Leading a team of five guest editors from CTSA institutions across the United States, James served as the first author of the journal issue’s editorial, “Scientia Pro Bono Humani Generis: Science for the Benefit of Humanity,” which introduces readers to the emphasis of the February issue.
The work was inspired by a 2019 paper in the Journal of the American Medical Association entitled, “Harms from Uninformative Trials.” The JAMA authors defined an uninformative trial as one lacking in meaning by the patient, clinician, researcher or policymaker.

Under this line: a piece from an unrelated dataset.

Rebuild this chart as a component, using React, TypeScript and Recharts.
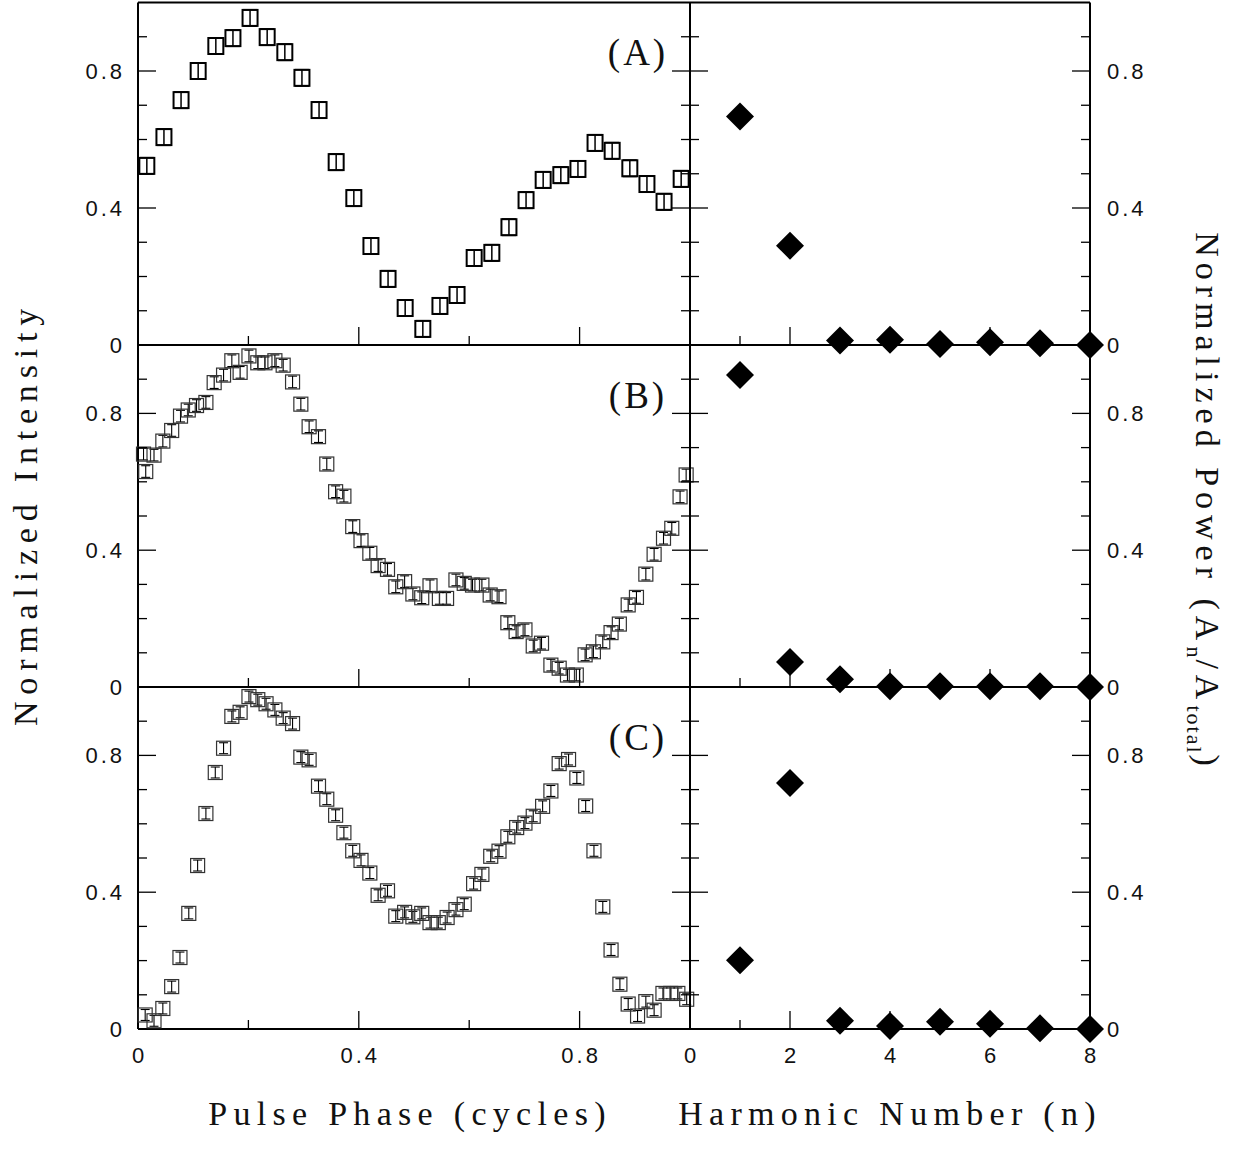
import React from 'react';
import { ScatterChart, Scatter, XAxis, YAxis, ErrorBar } from 'recharts';

// ---------- data ----------
const phaseA = [0.016, 0.047, 0.078, 0.109, 0.141, 0.172, 0.203, 0.234, 0.266, 0.297, 0.328, 0.359, 0.391, 0.422, 0.453, 0.484, 0.516, 0.547, 0.578, 0.609, 0.641, 0.672, 0.703, 0.734, 0.766, 0.797, 0.828, 0.859, 0.891, 0.922, 0.953, 0.984];
const intensityA = [0.523, 0.607, 0.715, 0.8, 0.873, 0.896, 0.955, 0.899, 0.855, 0.78, 0.686, 0.534, 0.429, 0.289, 0.193, 0.108, 0.047, 0.114, 0.146, 0.254, 0.269, 0.344, 0.423, 0.482, 0.496, 0.514, 0.59, 0.567, 0.516, 0.47, 0.418, 0.485];

const phaseB = [0.010, 0.014, 0.029, 0.045, 0.061, 0.077, 0.091, 0.106, 0.123, 0.138, 0.155, 0.170, 0.185, 0.201, 0.217, 0.230, 0.248, 0.263, 0.280, 0.295, 0.310, 0.327, 0.342, 0.358, 0.373, 0.389, 0.404, 0.420, 0.435, 0.452, 0.467, 0.483, 0.498, 0.514, 0.529, 0.546, 0.559, 0.576, 0.591, 0.606, 0.623, 0.638, 0.654, 0.670, 0.685, 0.701, 0.716, 0.731, 0.748, 0.763, 0.778, 0.794, 0.810, 0.825, 0.842, 0.857, 0.872, 0.888, 0.903, 0.920, 0.935, 0.952, 0.967, 0.982, 0.993];
const intensityB = [0.681, 0.630, 0.678, 0.719, 0.750, 0.792, 0.810, 0.823, 0.832, 0.890, 0.912, 0.954, 0.920, 0.968, 0.948, 0.948, 0.954, 0.941, 0.892, 0.827, 0.761, 0.732, 0.652, 0.571, 0.558, 0.469, 0.428, 0.391, 0.355, 0.344, 0.293, 0.308, 0.272, 0.261, 0.296, 0.259, 0.259, 0.313, 0.303, 0.298, 0.298, 0.269, 0.264, 0.188, 0.162, 0.167, 0.120, 0.128, 0.064, 0.055, 0.035, 0.035, 0.094, 0.103, 0.132, 0.159, 0.184, 0.240, 0.262, 0.330, 0.388, 0.435, 0.464, 0.556, 0.620];

const phaseC = [0.013, 0.029, 0.045, 0.061, 0.076, 0.092, 0.108, 0.123, 0.140, 0.155, 0.170, 0.185, 0.201, 0.217, 0.232, 0.248, 0.263, 0.280, 0.295, 0.310, 0.327, 0.342, 0.358, 0.373, 0.389, 0.404, 0.420, 0.435, 0.452, 0.467, 0.483, 0.498, 0.514, 0.529, 0.544, 0.560, 0.576, 0.591, 0.608, 0.623, 0.639, 0.654, 0.670, 0.686, 0.701, 0.716, 0.733, 0.748, 0.763, 0.780, 0.795, 0.811, 0.826, 0.842, 0.857, 0.873, 0.888, 0.905, 0.920, 0.935, 0.951, 0.965, 0.978, 0.994];
const intensityC = [0.041, 0.024, 0.060, 0.124, 0.209, 0.338, 0.478, 0.630, 0.750, 0.821, 0.914, 0.926, 0.972, 0.963, 0.951, 0.933, 0.909, 0.893, 0.795, 0.787, 0.710, 0.672, 0.625, 0.574, 0.521, 0.493, 0.456, 0.391, 0.404, 0.330, 0.341, 0.328, 0.338, 0.311, 0.311, 0.326, 0.349, 0.365, 0.425, 0.452, 0.505, 0.520, 0.562, 0.589, 0.602, 0.622, 0.651, 0.696, 0.776, 0.788, 0.734, 0.652, 0.521, 0.357, 0.231, 0.131, 0.073, 0.038, 0.080, 0.055, 0.104, 0.104, 0.104, 0.087];

const errA = 0.024;
const errB = 0.017;
const errC = 0.016;

const harmonics = [1, 2, 3, 4, 5, 6, 7, 8];
const powerA = [0.667, 0.290, 0.013, 0.015, 0.003, 0.008, 0.005, 0.0];
const powerB = [0.912, 0.073, 0.023, 0.002, 0.002, 0.002, 0.002, 0.0];
const powerC = [0.201, 0.719, 0.024, 0.009, 0.021, 0.015, 0.002, 0.0];

const panelLabels = ['(A)', '(B)', '(C)'];
const yTicks = [0, 0.1, 0.2, 0.3, 0.4, 0.5, 0.6, 0.7, 0.8, 0.9, 1.0];
const yTickLabels = [0, 0.4, 0.8];
const yMajor = [0.4, 0.8];
const phaseTicks = [0, 0.2, 0.4, 0.6, 0.8, 1.0];
const phaseLabels = [0, 0.4, 0.8];
const phaseMajor = [0.4, 0.8];
const harmTicks = [0, 1, 2, 3, 4, 5, 6, 7, 8];
const harmLabels = [0, 2, 4, 6, 8];
const harmMajor = [2, 4, 6];

const xTitleLeft = 'Pulse Phase (cycles)';
const xTitleRight = 'Harmonic Number (n)';
const yTitleLeft = 'Normalized Intensity';

// ---------- layout ----------
const W = 1238;
const H = 1150;
const LX0 = 138;
const MX = 690;
const RX1 = 1090;
const TOPS = [2.5, 345, 687];
const BOTS = [345, 687, 1029];

const TICK_FONT = "'Liberation Sans', 'DejaVu Sans', sans-serif";
const TITLE_FONT = "'Liberation Serif', 'DejaVu Serif', serif";
const LS = 3;
const tickTextProps = { fontSize: 22, fill: '#111', fontFamily: TICK_FONT, letterSpacing: LS };
const axisLineStyle = { stroke: '#000', strokeWidth: 2 };
const MAJ = 18;
const MIN = 9;

const near = (a: number, b: number) => Math.abs(a - b) < 1e-6;
const isIn = (v: number, arr: number[]) => arr.some((a) => near(a, v));
const fmt = (v: number) => (near(v, 0) ? '0' : String(v));

const mk = (xs: number[], ys: number[], err?: number) =>
  xs.map((x, i) => (err === undefined ? { x, y: ys[i] } : { x, y: ys[i], err }));

const SquareA = (p: any) => (
  <rect x={p.cx - 7.5} y={p.cy - 8} width={15} height={16} fill="none" stroke="#000" strokeWidth={2} />
);
const SquareBC = (p: any) => (
  <rect x={p.cx - 7} y={p.cy - 7} width={14} height={14} fill="none" stroke="#333" strokeWidth={1.2} />
);
const Diamond = (p: any) => (
  <polygon
    points={`${p.cx},${p.cy - 14} ${p.cx + 14},${p.cy} ${p.cx},${p.cy + 14} ${p.cx - 14},${p.cy}`}
    fill="#000"
  />
);

// tick renderers (tick marks drawn inward, major / minor lengths)
function xTick(edgeY: number, dir: number, ticks: number[], major: number[], labels: number[] | null) {
  return (props: any) => {
    const x = props.x;
    const v = props.payload.value;
    const inner = !near(v, ticks[0]) && !near(v, ticks[ticks.length - 1]);
    const len = inner ? (isIn(v, major) ? MAJ : MIN) : 0;
    return (
      <g>
        {len > 0 && <line x1={x} x2={x} y1={edgeY} y2={edgeY + dir * len} stroke="#000" strokeWidth={1.3} />}
        {labels && isIn(v, labels) && (
          <text x={x + LS / 2} y={edgeY + 34} textAnchor="middle" {...tickTextProps}>{fmt(v)}</text>
        )}
      </g>
    );
  };
}
function yTick(edgeX: number, dir: number, labels: 'left' | 'right' | null) {
  return (props: any) => {
    const y = props.y;
    const v = props.payload.value;
    const inner = !near(v, 0) && !near(v, 1);
    const len = inner ? (isIn(v, yMajor) ? MAJ : MIN) : 0;
    return (
      <g>
        {len > 0 && <line x1={edgeX} x2={edgeX + dir * len} y1={y} y2={y} stroke="#000" strokeWidth={1.3} />}
        {labels === 'left' && isIn(v, yTickLabels) && (
          <text x={edgeX - 16 + LS} y={y + 8} textAnchor="end" {...tickTextProps}>{fmt(v)}</text>
        )}
        {labels === 'right' && isIn(v, yTickLabels) && (
          <text x={edgeX + 17} y={y + 8} textAnchor="start" {...tickTextProps}>{fmt(v)}</text>
        )}
      </g>
    );
  };
}

function axes(kind: 'phase' | 'harm', row: number) {
  const xDomain = kind === 'phase' ? [0, 1] : [0, 8];
  const xT = kind === 'phase' ? phaseTicks : harmTicks;
  const xMaj = kind === 'phase' ? phaseMajor : harmMajor;
  const xLab = row === 2 ? (kind === 'phase' ? phaseLabels : harmLabels) : null;
  const x0 = kind === 'phase' ? LX0 : MX;
  const x1 = kind === 'phase' ? MX : RX1;
  const common = { type: 'number' as const, interval: 0 as const, tickLine: false, tickSize: 0, tickMargin: 0, axisLine: axisLineStyle };
  return [
    <XAxis key="xb" xAxisId="xb" dataKey="x" orientation="bottom" domain={xDomain} ticks={xT} height={1}
      tick={xTick(BOTS[row], -1, xT, xMaj, xLab)} {...common} />,
    <XAxis key="xt" xAxisId="xt" orientation="top" domain={xDomain} ticks={xT} height={1} allowDataOverflow
      tick={xTick(TOPS[row], 1, xT, xMaj, null)} {...common} />,
    <YAxis key="yl" yAxisId="yl" dataKey="y" orientation="left" domain={[0, 1]} ticks={yTicks} width={1}
      tick={yTick(x0, 1, kind === 'phase' ? 'left' : null)} {...common} />,
    <YAxis key="yr" yAxisId="yr" orientation="right" domain={[0, 1]} ticks={yTicks} width={1} allowDataOverflow
      tick={yTick(x1, -1, kind === 'harm' ? 'right' : null)} {...common} />,
  ];
}

const abs: React.CSSProperties = { position: 'absolute', left: 0, top: 0 };

export default function App() {
  const phaseData = [
    mk(phaseA, intensityA, errA),
    mk(phaseB, intensityB, errB),
    mk(phaseC, intensityC, errC),
  ];
  const powerData = [mk(harmonics, powerA), mk(harmonics, powerB), mk(harmonics, powerC)];

  return (
    <div style={{ position: 'absolute', left: 0, top: 0, width: W, height: H, background: '#fff' }}>
      {[0, 1, 2].map((i) => (
        <div key={'L' + i} style={abs}>
          <ScatterChart width={W} height={H}
            margin={{ left: LX0 - 1, right: W - MX - 1, top: TOPS[i] - 1, bottom: H - BOTS[i] - 1 }}>
            {axes('phase', i)}
            <Scatter data={phaseData[i]} xAxisId="xb" yAxisId="yl" isAnimationActive={false}
              shape={i === 0 ? SquareA : SquareBC}>
              <ErrorBar dataKey="err" direction="y" width={i === 0 ? 7 : 4.5} stroke="#000" strokeWidth={i === 0 ? 1.5 : 1.1} />
            </Scatter>
          </ScatterChart>
        </div>
      ))}
      {[0, 1, 2].map((i) => (
        <div key={'R' + i} style={abs}>
          <ScatterChart width={W} height={H}
            margin={{ left: MX - 1, right: W - RX1 - 1, top: TOPS[i] - 1, bottom: H - BOTS[i] - 1 }}>
            {axes('harm', i)}
            <Scatter data={powerData[i]} xAxisId="xb" yAxisId="yl" isAnimationActive={false} shape={Diamond} />
          </ScatterChart>
        </div>
      ))}
      <svg width={W} height={H} style={{ ...abs, pointerEvents: 'none' }}>
        {panelLabels.map((t, i) => (
          <text key={t} x={638} y={[65, 408, 750][i]} textAnchor="middle" fontFamily={TITLE_FONT}
            fontSize={37} fill="#111" letterSpacing={3}>{t}</text>
        ))}
        <text x={410} y={1125} textAnchor="middle" fontFamily={TITLE_FONT} fontSize={34} fill="#111" letterSpacing={6.3}>
          {xTitleLeft}
        </text>
        <text x={890} y={1125} textAnchor="middle" fontFamily={TITLE_FONT} fontSize={34} fill="#111" letterSpacing={6.3}>
          {xTitleRight}
        </text>
        <text transform="translate(37,514) rotate(-90)" textAnchor="middle" fontFamily={TITLE_FONT} fontSize={34}
          fill="#111" letterSpacing={6.8}>{yTitleLeft}</text>
        <text transform="translate(1196,502) rotate(90)" textAnchor="middle" fontFamily={TITLE_FONT} fontSize={34}
          fill="#111" letterSpacing={6}>
          Normalized Power (A<tspan dy={9} fontSize={22} letterSpacing={2}>n</tspan>
          <tspan dy={-9}>/A</tspan><tspan dy={9} fontSize={22} letterSpacing={2}>total</tspan>
          <tspan dy={-9}>)</tspan>
        </text>
      </svg>
    </div>
  );
}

In the JCTS editorial, James and her co-authors acknowledge the problems associated with uninformative clinical trials, writing, “Academic health organizations, funding agencies, and clinical trialists have been challenged to optimize clinical trial informativeness, and quality issues continue to plague the development and conduct of clinical trials.”
Multiple potential solutions are offered in the journal’s manuscripts, which highlight innovations for enhancing the informativeness and quality of clinical trials.
One example for improving clinical trial efficiency is the use of adaptive trials, James said. Adaptive trials use prespecified rules to modify the course of a trial and to optimize it based on the incoming results.
“Adaptive trial designs are a new approach to clinical trials that are moving us away from traditional double-blind placebo-controlled trials,” James said.
Infrastructure, training, participant recruitment and other factors are addressed in the report.
“We looked at multiple aspects of uninformative clinical trials in this issue, so we addressed common problems at the institutional as well as the study level,” James said. “We’re asking, what are the academic health organizations doing to ensure that their trials are of the highest quality, and are they really going to have an impact on human health?”
“As stewards of public funds that support the development of clinical trials, it is critical that we optimize clinical trial designs so that we create trials that move us forward in improving the health of individuals and communities,” she said.